### Problem statement
Give every line back verbatim, dropping all images.

## Start Records shown

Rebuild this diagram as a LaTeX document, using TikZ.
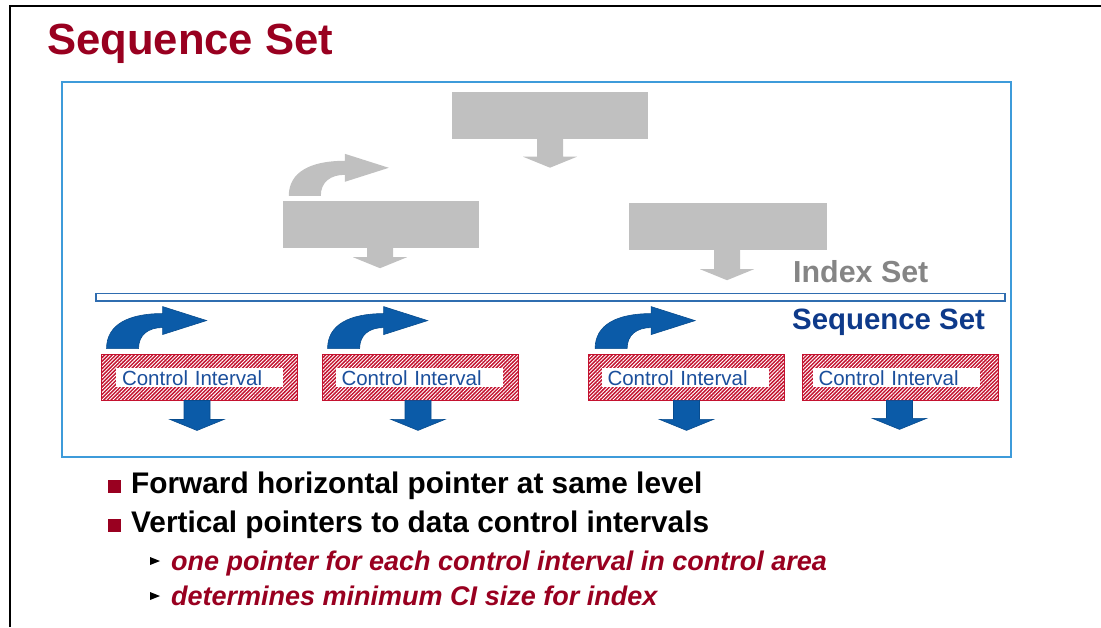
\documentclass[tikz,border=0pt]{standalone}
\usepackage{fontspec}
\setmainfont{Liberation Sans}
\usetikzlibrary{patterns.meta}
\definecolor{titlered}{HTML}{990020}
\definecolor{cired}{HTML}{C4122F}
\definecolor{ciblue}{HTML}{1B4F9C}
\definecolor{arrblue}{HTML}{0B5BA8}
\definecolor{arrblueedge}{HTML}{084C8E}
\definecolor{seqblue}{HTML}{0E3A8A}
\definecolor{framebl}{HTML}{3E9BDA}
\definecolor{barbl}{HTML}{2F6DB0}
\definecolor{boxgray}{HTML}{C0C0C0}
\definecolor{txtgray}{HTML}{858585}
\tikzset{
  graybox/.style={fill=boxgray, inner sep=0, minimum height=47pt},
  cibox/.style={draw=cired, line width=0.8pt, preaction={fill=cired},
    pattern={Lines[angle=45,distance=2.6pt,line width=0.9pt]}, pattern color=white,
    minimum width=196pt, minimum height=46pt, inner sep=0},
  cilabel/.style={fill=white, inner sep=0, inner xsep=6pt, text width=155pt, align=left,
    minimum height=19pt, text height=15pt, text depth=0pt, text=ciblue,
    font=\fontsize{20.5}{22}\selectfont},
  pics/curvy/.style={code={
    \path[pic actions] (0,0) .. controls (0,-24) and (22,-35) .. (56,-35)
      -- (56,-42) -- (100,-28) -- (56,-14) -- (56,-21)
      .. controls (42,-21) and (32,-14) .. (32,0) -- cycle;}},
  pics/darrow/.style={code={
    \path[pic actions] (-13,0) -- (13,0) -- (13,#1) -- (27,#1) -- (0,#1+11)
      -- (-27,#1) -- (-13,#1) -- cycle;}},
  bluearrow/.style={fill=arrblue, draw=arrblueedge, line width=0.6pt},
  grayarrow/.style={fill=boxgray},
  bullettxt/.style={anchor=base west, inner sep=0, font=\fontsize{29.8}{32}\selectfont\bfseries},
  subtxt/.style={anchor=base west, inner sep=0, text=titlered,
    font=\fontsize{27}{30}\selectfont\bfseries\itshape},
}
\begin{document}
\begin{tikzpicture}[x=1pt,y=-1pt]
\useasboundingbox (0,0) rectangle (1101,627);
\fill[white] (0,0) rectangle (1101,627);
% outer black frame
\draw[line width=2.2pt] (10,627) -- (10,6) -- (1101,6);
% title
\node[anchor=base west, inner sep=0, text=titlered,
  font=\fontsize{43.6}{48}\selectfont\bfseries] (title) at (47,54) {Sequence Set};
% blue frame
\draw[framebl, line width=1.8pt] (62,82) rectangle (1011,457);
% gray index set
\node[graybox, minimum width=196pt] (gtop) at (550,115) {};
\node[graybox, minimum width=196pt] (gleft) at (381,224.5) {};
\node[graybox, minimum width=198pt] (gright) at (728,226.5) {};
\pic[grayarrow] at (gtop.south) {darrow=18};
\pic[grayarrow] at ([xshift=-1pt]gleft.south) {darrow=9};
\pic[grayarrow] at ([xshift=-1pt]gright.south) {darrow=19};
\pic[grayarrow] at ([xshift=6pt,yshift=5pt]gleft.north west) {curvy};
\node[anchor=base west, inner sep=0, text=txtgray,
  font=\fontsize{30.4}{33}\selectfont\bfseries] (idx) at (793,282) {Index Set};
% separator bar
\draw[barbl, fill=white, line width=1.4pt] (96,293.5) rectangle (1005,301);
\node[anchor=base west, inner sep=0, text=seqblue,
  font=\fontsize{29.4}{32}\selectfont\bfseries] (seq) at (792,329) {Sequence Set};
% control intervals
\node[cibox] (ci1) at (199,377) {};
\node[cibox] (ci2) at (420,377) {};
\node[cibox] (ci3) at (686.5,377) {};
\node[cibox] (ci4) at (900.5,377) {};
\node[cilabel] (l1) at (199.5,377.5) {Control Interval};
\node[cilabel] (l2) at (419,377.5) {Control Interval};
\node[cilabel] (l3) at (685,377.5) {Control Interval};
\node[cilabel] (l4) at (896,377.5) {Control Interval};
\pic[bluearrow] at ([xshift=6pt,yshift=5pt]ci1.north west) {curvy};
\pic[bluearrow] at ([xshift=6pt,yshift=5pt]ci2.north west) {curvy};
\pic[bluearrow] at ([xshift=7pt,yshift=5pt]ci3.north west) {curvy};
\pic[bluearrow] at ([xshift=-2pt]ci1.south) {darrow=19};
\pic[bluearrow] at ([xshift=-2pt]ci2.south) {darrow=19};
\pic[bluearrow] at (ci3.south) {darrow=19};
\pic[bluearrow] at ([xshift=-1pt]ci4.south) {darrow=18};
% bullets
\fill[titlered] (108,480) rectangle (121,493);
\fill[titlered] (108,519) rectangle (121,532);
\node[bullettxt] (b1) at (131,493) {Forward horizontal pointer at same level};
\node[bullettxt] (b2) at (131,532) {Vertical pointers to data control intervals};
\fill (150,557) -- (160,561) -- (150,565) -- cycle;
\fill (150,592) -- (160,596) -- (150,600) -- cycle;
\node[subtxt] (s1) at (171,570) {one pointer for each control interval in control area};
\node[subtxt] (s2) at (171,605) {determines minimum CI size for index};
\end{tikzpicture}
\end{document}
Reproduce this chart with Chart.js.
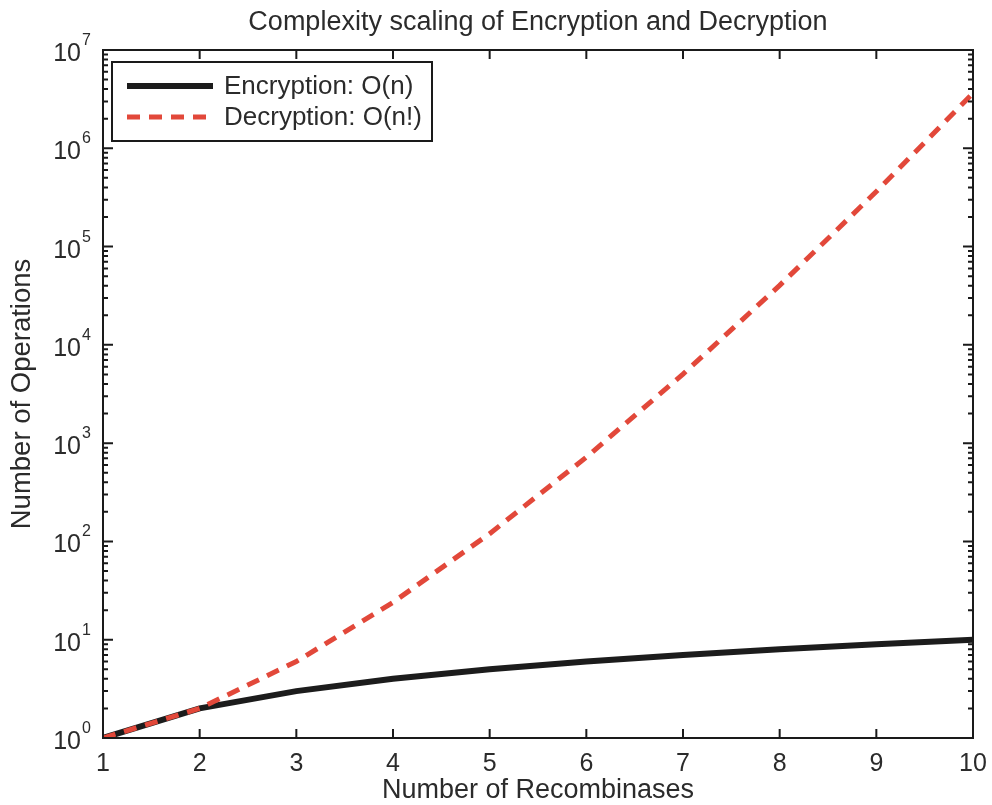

## End Records shown

### Written solution
Rebuild this diagram as a LaTeX document, using TikZ.
\documentclass[tikz,border=0pt]{standalone}
\usepackage{fontspec}
\setmainfont{Liberation Sans}
\usetikzlibrary{patterns.meta}
\definecolor{titlered}{HTML}{990020}
\definecolor{cired}{HTML}{C4122F}
\definecolor{ciblue}{HTML}{1B4F9C}
\definecolor{arrblue}{HTML}{0B5BA8}
\definecolor{arrblueedge}{HTML}{084C8E}
\definecolor{seqblue}{HTML}{0E3A8A}
\definecolor{framebl}{HTML}{3E9BDA}
\definecolor{barbl}{HTML}{2F6DB0}
\definecolor{boxgray}{HTML}{C0C0C0}
\definecolor{txtgray}{HTML}{858585}
\tikzset{
  graybox/.style={fill=boxgray, inner sep=0, minimum height=47pt},
  cibox/.style={draw=cired, line width=0.8pt, preaction={fill=cired},
    pattern={Lines[angle=45,distance=2.6pt,line width=0.9pt]}, pattern color=white,
    minimum width=196pt, minimum height=46pt, inner sep=0},
  cilabel/.style={fill=white, inner sep=0, inner xsep=6pt, text width=155pt, align=left,
    minimum height=19pt, text height=15pt, text depth=0pt, text=ciblue,
    font=\fontsize{20.5}{22}\selectfont},
  pics/curvy/.style={code={
    \path[pic actions] (0,0) .. controls (0,-24) and (22,-35) .. (56,-35)
      -- (56,-42) -- (100,-28) -- (56,-14) -- (56,-21)
      .. controls (42,-21) and (32,-14) .. (32,0) -- cycle;}},
  pics/darrow/.style={code={
    \path[pic actions] (-13,0) -- (13,0) -- (13,#1) -- (27,#1) -- (0,#1+11)
      -- (-27,#1) -- (-13,#1) -- cycle;}},
  bluearrow/.style={fill=arrblue, draw=arrblueedge, line width=0.6pt},
  grayarrow/.style={fill=boxgray},
  bullettxt/.style={anchor=base west, inner sep=0, font=\fontsize{29.8}{32}\selectfont\bfseries},
  subtxt/.style={anchor=base west, inner sep=0, text=titlered,
    font=\fontsize{27}{30}\selectfont\bfseries\itshape},
}
\begin{document}
\begin{tikzpicture}[x=1pt,y=-1pt]
\useasboundingbox (0,0) rectangle (1101,627);
\fill[white] (0,0) rectangle (1101,627);
% outer black frame
\draw[line width=2.2pt] (10,627) -- (10,6) -- (1101,6);
% title
\node[anchor=base west, inner sep=0, text=titlered,
  font=\fontsize{43.6}{48}\selectfont\bfseries] (title) at (47,54) {Sequence Set};
% blue frame
\draw[framebl, line width=1.8pt] (62,82) rectangle (1011,457);
% gray index set
\node[graybox, minimum width=196pt] (gtop) at (550,115) {};
\node[graybox, minimum width=196pt] (gleft) at (381,224.5) {};
\node[graybox, minimum width=198pt] (gright) at (728,226.5) {};
\pic[grayarrow] at (gtop.south) {darrow=18};
\pic[grayarrow] at ([xshift=-1pt]gleft.south) {darrow=9};
\pic[grayarrow] at ([xshift=-1pt]gright.south) {darrow=19};
\pic[grayarrow] at ([xshift=6pt,yshift=5pt]gleft.north west) {curvy};
\node[anchor=base west, inner sep=0, text=txtgray,
  font=\fontsize{30.4}{33}\selectfont\bfseries] (idx) at (793,282) {Index Set};
% separator bar
\draw[barbl, fill=white, line width=1.4pt] (96,293.5) rectangle (1005,301);
\node[anchor=base west, inner sep=0, text=seqblue,
  font=\fontsize{29.4}{32}\selectfont\bfseries] (seq) at (792,329) {Sequence Set};
% control intervals
\node[cibox] (ci1) at (199,377) {};
\node[cibox] (ci2) at (420,377) {};
\node[cibox] (ci3) at (686.5,377) {};
\node[cibox] (ci4) at (900.5,377) {};
\node[cilabel] (l1) at (199.5,377.5) {Control Interval};
\node[cilabel] (l2) at (419,377.5) {Control Interval};
\node[cilabel] (l3) at (685,377.5) {Control Interval};
\node[cilabel] (l4) at (896,377.5) {Control Interval};
\pic[bluearrow] at ([xshift=6pt,yshift=5pt]ci1.north west) {curvy};
\pic[bluearrow] at ([xshift=6pt,yshift=5pt]ci2.north west) {curvy};
\pic[bluearrow] at ([xshift=7pt,yshift=5pt]ci3.north west) {curvy};
\pic[bluearrow] at ([xshift=-2pt]ci1.south) {darrow=19};
\pic[bluearrow] at ([xshift=-2pt]ci2.south) {darrow=19};
\pic[bluearrow] at (ci3.south) {darrow=19};
\pic[bluearrow] at ([xshift=-1pt]ci4.south) {darrow=18};
% bullets
\fill[titlered] (108,480) rectangle (121,493);
\fill[titlered] (108,519) rectangle (121,532);
\node[bullettxt] (b1) at (131,493) {Forward horizontal pointer at same level};
\node[bullettxt] (b2) at (131,532) {Vertical pointers to data control intervals};
\fill (150,557) -- (160,561) -- (150,565) -- cycle;
\fill (150,592) -- (160,596) -- (150,600) -- cycle;
\node[subtxt] (s1) at (171,570) {one pointer for each control interval in control area};
\node[subtxt] (s2) at (171,605) {determines minimum CI size for index};
\end{tikzpicture}
\end{document}
Reproduce this chart with Chart.js.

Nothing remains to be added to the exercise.